The broader BSE 500 index has plummeted by 6.5 per cent, setting it on course for its steepest monthly decline since March 2020, when the index tumbled by 24 per cent.

The breadth of weakness in the broader market signals a blow to retail investor sentiment. Stocks beyond the top 500 are typically driven by small investors.

"The market's sharp decline recently has shaken the confidence of retail investors, leading to increased selling," said U R Bhat, co-founder and director at Alphaniti Fintech.

"Data shows that retail investors are selling aggressively, in addition to overseas investors who have been at it for several weeks now."

The market capitalisation of all BSE-listed firms has shrunk by Rs 33 trillion ($380 billion) to Rs 409 trillion ($4.73 trillion).

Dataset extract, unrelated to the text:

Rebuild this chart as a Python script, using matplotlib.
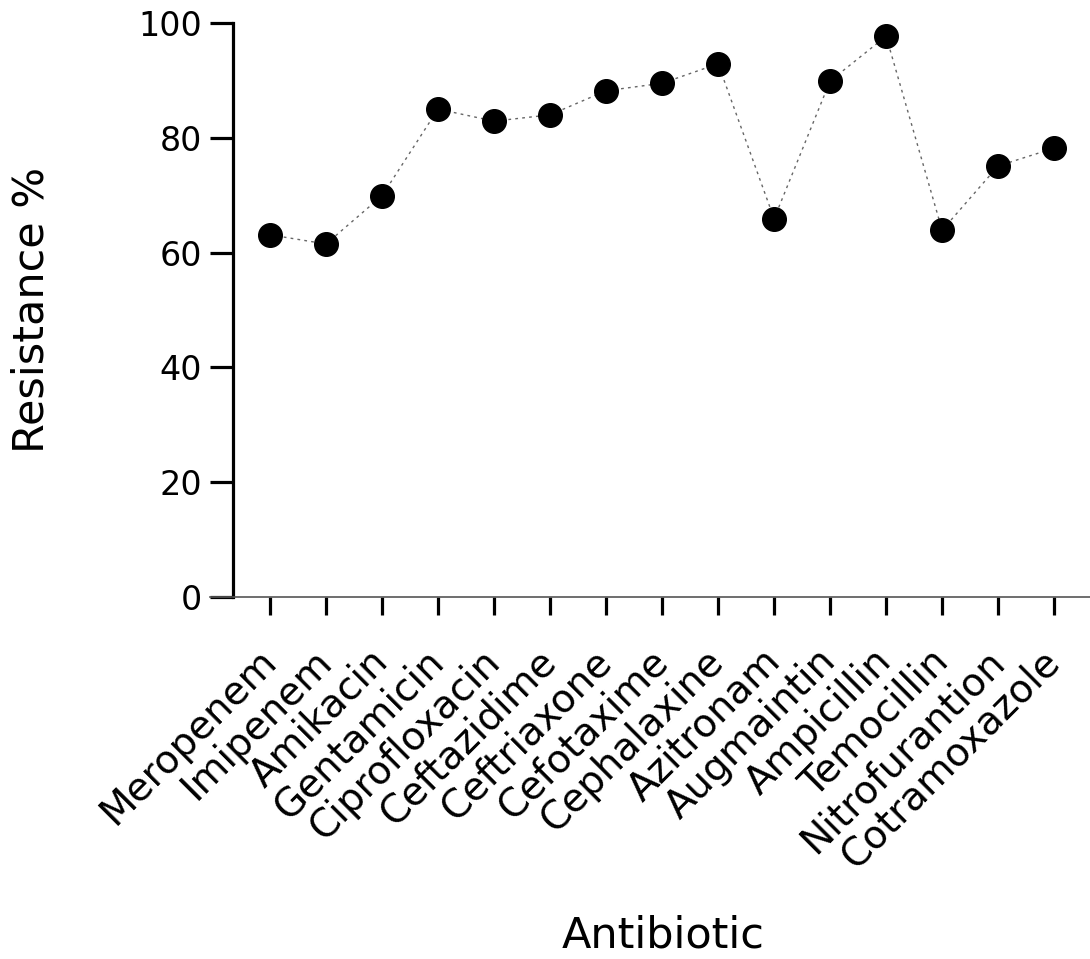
import matplotlib
matplotlib.use("Agg")
import matplotlib.pyplot as plt
from matplotlib.lines import Line2D

antibiotics = ["Meropenem", "Imipenem", "Amikacin", "Gentamicin", "Ciprofloxacin",
               "Ceftazidime", "Ceftriaxone", "Cefotaxime", "Cephalaxine", "Azitronam",
               "Augmaintin", "Ampicillin", "Temocillin", "Nitrofurantion", "Cotramoxazole"]
resistance = [63.1, 61.5, 69.9, 85.0, 82.9, 84.0, 88.2, 89.5, 92.9, 65.9,
              89.9, 97.7, 63.9, 75.1, 78.2]
yticks = [0, 20, 40, 60, 80, 100]

plt.rcParams['font.family'] = ['DejaVu Sans']

fig = plt.figure(figsize=(10.9, 9.59), dpi=100)
ax = fig.add_axes([0.2138, 0.3775, 0.7862, 0.5985])

x = list(range(len(antibiotics)))
ax.plot(x, resistance, linestyle=(0, (2, 3)), color='#666666', linewidth=1.0, zorder=2)
ax.plot(x, resistance, linestyle='none', marker='o', markersize=17,
        color='black', zorder=3)

ax.set_xlim(-0.66, 14.64)
ax.set_ylim(0, 100)
ax.set_yticks(yticks)
ax.set_yticklabels([str(v) for v in yticks])
ax.set_xticks(x)
ax.set_xticklabels(antibiotics, rotation=45, ha='right', va='center',
                   rotation_mode='anchor')

for s in ['top', 'right']:
    ax.spines[s].set_visible(False)
ax.spines['left'].set_linewidth(2.3)
ax.spines['bottom'].set_linewidth(1.2)
ax.spines['bottom'].set_color('#555555')

ax.tick_params(axis='y', length=16.5, width=2.3, labelsize=24, pad=6, direction='out')
ax.tick_params(axis='x', length=13, width=2.3, labelsize=28, pad=29, direction='out')

# extend baseline slightly left of the y spine
ax.add_line(Line2D([-0.027, 0], [0, 0], transform=ax.transAxes, color='#555555',
                   linewidth=1.2, clip_on=False))

ax.set_ylabel('Resistance %', fontsize=31)
ax.yaxis.set_label_coords(-0.211, 0.5)
ax.set_xlabel('Antibiotic', fontsize=31)
ax.xaxis.set_label_coords(0.502, -0.553)

fig.savefig('out.png', dpi=100)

In absolute terms, this month's erosion trails just behind the record Rs 33.4 trillion wiped out in March 2020.

At the heart of January's market selloff are foreign portfolio investor (FPI) outflows, which have touched Rs 71,000 crore (Rs 710 billion/$8.2 billion) -- the second-worst monthly outflows on record after October 2024's Rs 92,000 crore (Rs 920 billion/$11 billion).

Rising US bond yields and a stronger dollar have driven FPIs to pull out, while the sharp outperformance of US markets -- fuelled by optimism around corporate tax cuts under the new Trump administration -- has made investments in expensive markets like India less appealing.

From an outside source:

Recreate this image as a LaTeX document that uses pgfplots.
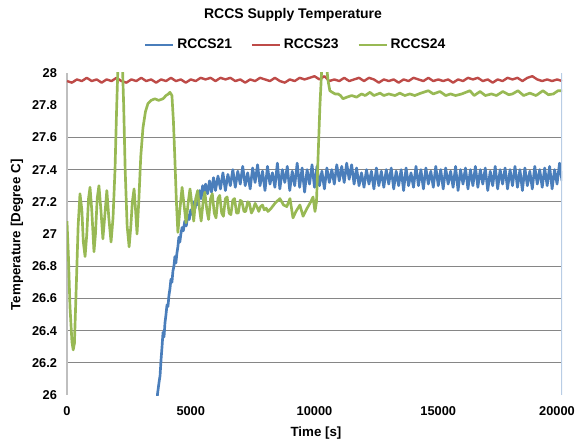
\documentclass[border=0pt]{standalone}
\usepackage{fontspec}
\setmainfont{Liberation Sans}
\usepackage{pgfplots}
\pgfplotsset{compat=1.18}

\definecolor{sblue}{HTML}{4A7EBB}
\definecolor{sred}{HTML}{BE4B48}
\definecolor{sgreen}{HTML}{98B954}
\definecolor{gridc}{HTML}{868686}
\definecolor{axisc}{HTML}{BFBFBF}
\definecolor{edgeblue}{HTML}{B9CDE5}

\begin{document}
\begin{tikzpicture}
\useasboundingbox (-50.25pt,-37.5pt) rectangle (382.5pt,296.25pt);
\begin{axis}[
  at={(0,0)}, anchor=south west,
  scale only axis,
  width=371.25pt, height=241.5pt,
  xmin=0, xmax=20000, ymin=26, ymax=28,
  axis lines*=left,
  x axis line style={draw=none},
  y axis line style={draw=axisc, line width=1.2pt},
  tick style={draw=none},
  xtick={0,5000,10000,15000,20000},
  xticklabels={0,5000,10000,15000,{\kern-7.5pt 20000}},
  scaled x ticks=false,
  ytick={26.2,26.4,26.6,26.8,27.2,27.4,27.6},
  extra y ticks={26,27,27.8,28},
  extra y tick style={grid=none},
  minor ytick={27.4},
  ymajorgrids=true, yminorgrids=true,
  major grid style={gridc, line width=0.8pt},
  minor grid style={gridc, line width=1.3pt},
  /pgf/number format/assume math mode=true,
  /pgf/number format/1000 sep={},
  ticklabel style={font=\bfseries\fontsize{9.6}{12}\selectfont},
  yticklabel style={xshift=-4pt},
  xticklabel style={yshift=-5pt},
  title={RCCS Supply Temperature},
  every axis title/.style={at={(axis description cs:0.4566,1)}, anchor=center, yshift=43.5pt,
    font=\bfseries\fontsize{10.5}{12}\selectfont},
  xlabel={Time [s]},
  every axis x label/.style={at={(axis description cs:0.503,0)}, anchor=center, yshift=-28.5pt,
    font=\bfseries\fontsize{10}{12}\selectfont},
  ylabel={Temperature [Degree C]},
  every axis y label/.style={at={(axis description cs:-0.101,0.497)}, rotate=90, anchor=center,
    font=\bfseries\fontsize{10}{12}\selectfont},
  legend style={at={(axis description cs:0.4626,1)}, anchor=center, yshift=21pt,
    draw=none, fill=none, font=\bfseries\fontsize{10.4}{12}\selectfont,
    /tikz/every even column/.append style={column sep=12pt}},
  legend columns=3,
  legend image code/.code={\draw[#1] (0pt,0pt) -- (21pt,0pt);},
  clip=true,
]
\addplot[sblue, line width=2pt, line join=round] coordinates {
(3600,25.9) (3660,26.01) (3720,26.08) (3760,26.12) (3800,26.22) (3840,26.30) (3880,26.39)
(3920,26.36) (3960,26.45) (4000,26.50) (4040,26.56) (4080,26.55) (4120,26.62) (4160,26.66)
(4200,26.72) (4240,26.70) (4280,26.77) (4320,26.80) (4360,26.86) (4400,26.82) (4440,26.88)
(4480,26.92) (4520,26.98) (4560,26.95) (4600,27.00) (4650,27.04) (4700,27.02) (4760,27.08)
(4820,27.05) (4880,27.12) (4940,27.09) (5000,27.15) (5060,27.12) (5120,27.20) (5180,27.16)
(5240,27.24) (5300,27.18) (5360,27.27) (5420,27.22) (5480,27.30) (5540,27.24) (5600,27.31)
(5680,27.25) (5760,27.33) (5840,27.26) (5920,27.35) (6000,27.27)
(6100,27.36) (6200,27.28) (6300,27.38) (6400,27.27) (6500,27.37) (6600,27.30) (6700,27.40)
(6800,27.29) (6900,27.39) (7000,27.31) (7100,27.42) (7200,27.30) (7300,27.38) (7400,27.28)
(7500,27.41) (7600,27.32) (7700,27.43) (7800,27.30) (7900,27.39) (8000,27.27) (8100,27.42)
(8200,27.31) (8300,27.38) (8400,27.29) (8500,27.44) (8600,27.28) (8700,27.40) (8800,27.32)
(8900,27.42) (9000,27.27) (9100,27.39) (9200,27.30) (9300,27.44) (9400,27.29) (9500,27.41)
(9600,27.26) (9700,27.40) (9800,27.31) (9900,27.43) (10000,27.29) (10100,27.42) (10200,27.30)
(10300,27.39) (10400,27.28) (10500,27.41) (10600,27.32) (10700,27.40) (10800,27.31) (10900,27.43)
(11000,27.33) (11100,27.42) (11200,27.32) (11300,27.44) (11400,27.34) (11500,27.43) (11600,27.31)
(11700,27.41) (11800,27.30) (11900,27.38) (12000,27.29) (12100,27.40) (12200,27.31) (12300,27.39)
(12400,27.28) (12500,27.41) (12600,27.30) (12700,27.39) (12800,27.29) (12900,27.40) (13000,27.31)
(13100,27.41) (13200,27.28) (13300,27.39) (13400,27.30) (13500,27.40) (13600,27.27) (13700,27.41)
(13800,27.30) (13900,27.38) (14000,27.29) (14100,27.42) (14200,27.30) (14300,27.40) (14400,27.28)
(14500,27.41) (14600,27.31) (14700,27.39) (14800,27.29) (14900,27.42) (15000,27.30) (15100,27.40)
(15200,27.28) (15300,27.41) (15400,27.31) (15500,27.39) (15600,27.29) (15700,27.42) (15800,27.27)
(15900,27.40) (16000,27.31) (16100,27.41) (16200,27.28) (16300,27.40) (16400,27.30) (16500,27.42)
(16600,27.29) (16700,27.40) (16800,27.31) (16900,27.41) (17000,27.27) (17100,27.39) (17200,27.30)
(17300,27.42) (17400,27.28) (17500,27.40) (17600,27.31) (17700,27.41) (17800,27.28) (17900,27.40)
(18000,27.30) (18100,27.42) (18200,27.29) (18300,27.40) (18400,27.27) (18500,27.41) (18600,27.30)
(18700,27.39) (18800,27.28) (18900,27.42) (19000,27.31) (19100,27.40) (19200,27.29) (19300,27.41)
(19400,27.30) (19500,27.42) (19600,27.28) (19700,27.40) (19800,27.31) (19900,27.44) (20000,27.33)
};
\addlegendentry{RCCS21}
\addplot[sred, line width=1.8pt, line join=round] coordinates {
(0,27.95) (200,27.94) (400,27.96) (600,27.95) (800,27.97) (1000,27.95) (1200,27.96) (1400,27.94)
(1600,27.96) (1800,27.95) (2000,27.97) (2200,27.95) (2400,27.94) (2600,27.96) (2800,27.95)
(3000,27.97) (3200,27.95) (3400,27.96) (3600,27.94) (3800,27.96) (4000,27.95) (4200,27.97)
(4400,27.95) (4600,27.96) (4800,27.94) (5000,27.96) (5200,27.95) (5400,27.97) (5600,27.96)
(5800,27.97) (6000,27.95) (6200,27.97) (6400,27.96) (6600,27.97) (6800,27.95) (7000,27.96)
(7200,27.94) (7400,27.96) (7600,27.95) (7800,27.97) (8000,27.96) (8200,27.95) (8400,27.97)
(8600,27.95) (8800,27.94) (9000,27.96) (9200,27.95) (9400,27.97) (9600,27.96) (9800,27.97)
(10000,27.98) (10200,27.96) (10400,27.98) (10600,27.95) (10800,27.96) (11000,27.95) (11200,27.97)
(11400,27.95) (11600,27.96) (11800,27.97) (12000,27.95) (12200,27.97) (12400,27.96) (12600,27.94)
(12800,27.96) (13000,27.95) (13200,27.96) (13400,27.94) (13600,27.96) (13800,27.95) (14000,27.97)
(14200,27.96) (14400,27.95) (14600,27.97) (14800,27.95) (15000,27.96) (15200,27.95) (15400,27.96)
(15600,27.94) (15800,27.96) (16000,27.95) (16200,27.97) (16400,27.96) (16600,27.97) (16800,27.95)
(17000,27.96) (17200,27.94) (17400,27.96) (17600,27.95) (17800,27.97) (18000,27.96) (18200,27.97)
(18400,27.95) (18600,27.97) (18800,27.98) (19000,27.96) (19200,27.95) (19400,27.96) (19600,27.95)
(19800,27.96) (20000,27.95)
};
\addlegendentry{RCCS23}
\addplot[sgreen, line width=2pt, line join=round] coordinates {
(0,27.08) (60,26.85) (120,26.55) (200,26.33) (250,26.28) (300,26.32) (380,26.70) (450,27.05)
(525,27.25) (600,27.15) (660,26.95) (730,26.86) (800,27.00) (870,27.22) (930,27.29) (1000,27.15)
(1090,26.89) (1150,27.00) (1220,27.22) (1290,27.30) (1370,27.15) (1450,26.97) (1530,27.12)
(1610,27.27) (1690,27.10) (1780,26.95) (1860,27.10) (1940,27.40) (2000,27.75) (2060,28.05)
(2150,28.3) (2230,28.1) (2290,27.8) (2350,27.4) (2430,27.05) (2510,26.92) (2580,27.05)
(2640,27.20) (2710,27.28) (2770,27.15) (2830,27.00) (2900,27.20) (2980,27.48) (3070,27.66)
(3170,27.76) (3270,27.81) (3400,27.83) (3550,27.84) (3700,27.83) (3880,27.84) (4000,27.86)
(4100,27.87) (4160,27.88) (4240,27.86) (4300,27.70) (4360,27.46) (4420,27.20) (4480,27.01)
(4560,27.15) (4650,27.29) (4730,27.18) (4810,27.07) (4900,27.20) (4970,27.28) (5050,27.18)
(5120,27.08) (5200,27.22) (5280,27.27) (5350,27.16) (5420,27.08) (5500,27.20) (5570,27.26)
(5650,27.15) (5720,27.09) (5800,27.22) (5870,27.25) (5950,27.13) (6020,27.10) (6100,27.22)
(6170,27.24) (6250,27.13) (6320,27.11) (6400,27.22) (6470,27.23) (6550,27.13) (6620,27.12)
(6700,27.21) (6770,27.22) (6850,27.13) (6920,27.13) (7000,27.21) (7070,27.20) (7150,27.14)
(7220,27.14) (7300,27.20) (7370,27.19) (7450,27.13) (7520,27.15) (7600,27.19) (7670,27.17)
(7750,27.14) (7820,27.17) (7900,27.18) (7970,27.15) (8050,27.16) (8120,27.14) (8250,27.16)
(8400,27.19) (8600,27.22) (8750,27.18) (8880,27.17) (9010,27.22) (9130,27.10) (9250,27.14)
(9410,27.18) (9540,27.11) (9700,27.16) (9850,27.20) (9940,27.23) (10020,27.14) (10080,27.20)
(10140,27.46) (10220,27.80) (10300,28.05) (10400,28.2) (10480,28.05) (10550,27.95) (10620,27.89)
(10720,27.88) (10830,27.87) (10950,27.87) (11050,27.86) (11150,27.84) (11310,27.85) (11500,27.86)
(11700,27.85) (11900,27.87) (12050,27.86) (12240,27.88) (12400,27.86) (12650,27.875) (12800,27.86)
(13000,27.87) (13250,27.86) (13450,27.875) (13650,27.86) (13850,27.87) (14050,27.86) (14300,27.875)
(14600,27.89) (14800,27.87) (15070,27.885) (15300,27.86) (15500,27.87) (15700,27.86) (15950,27.87)
(16280,27.89) (16450,27.86) (16690,27.885) (16900,27.86) (17150,27.87) (17350,27.86) (17610,27.885)
(17850,27.865) (18000,27.87) (18220,27.89) (18450,27.86) (18700,27.875) (18950,27.86) (19230,27.89)
(19450,27.865) (19650,27.87) (19840,27.89) (20000,27.89)
};
\addlegendentry{RCCS24}
\addplot[edgeblue, line width=1.2pt, forget plot] coordinates {(20000,26) (20000,28)};
\end{axis}
\end{tikzpicture}
\end{document}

Domestically, slowing earnings growth has accentuated the market decline.

"After witnessing exceptionally strong earnings growth annually since FY21, consensus expects FY25 earnings growth to moderate to 4-5 per cent. In recent years, a large part of Nifty 50 returns has been led by earnings growth, instead of multiple expansion," said Kunal Vora, head of India equity research at BNP Paribas.

Initially, blue-chip indices declined sharply from their September peak vis à vis mid- and small-cap indices, largely due to greater presence of FPIs in largecaps.

However, the tide has turned in the past two weeks, with midcap and smallcap stocks facing intensified selling.

A relatively strong performance of midcaps and smallcaps since January 2023 had further pushed valuation premiums over the Nifty 50, and despite recent losses, they still trade at expensive valuations.

"There is a high level of uncertainty relating to various policy announcements, including imminent ones, from the new US administration under Donald Trump. It will probably take some time for the market to come to grips with the new reality and feed new information to prices," said Bhat.

"Once that happens, we could see some stability return."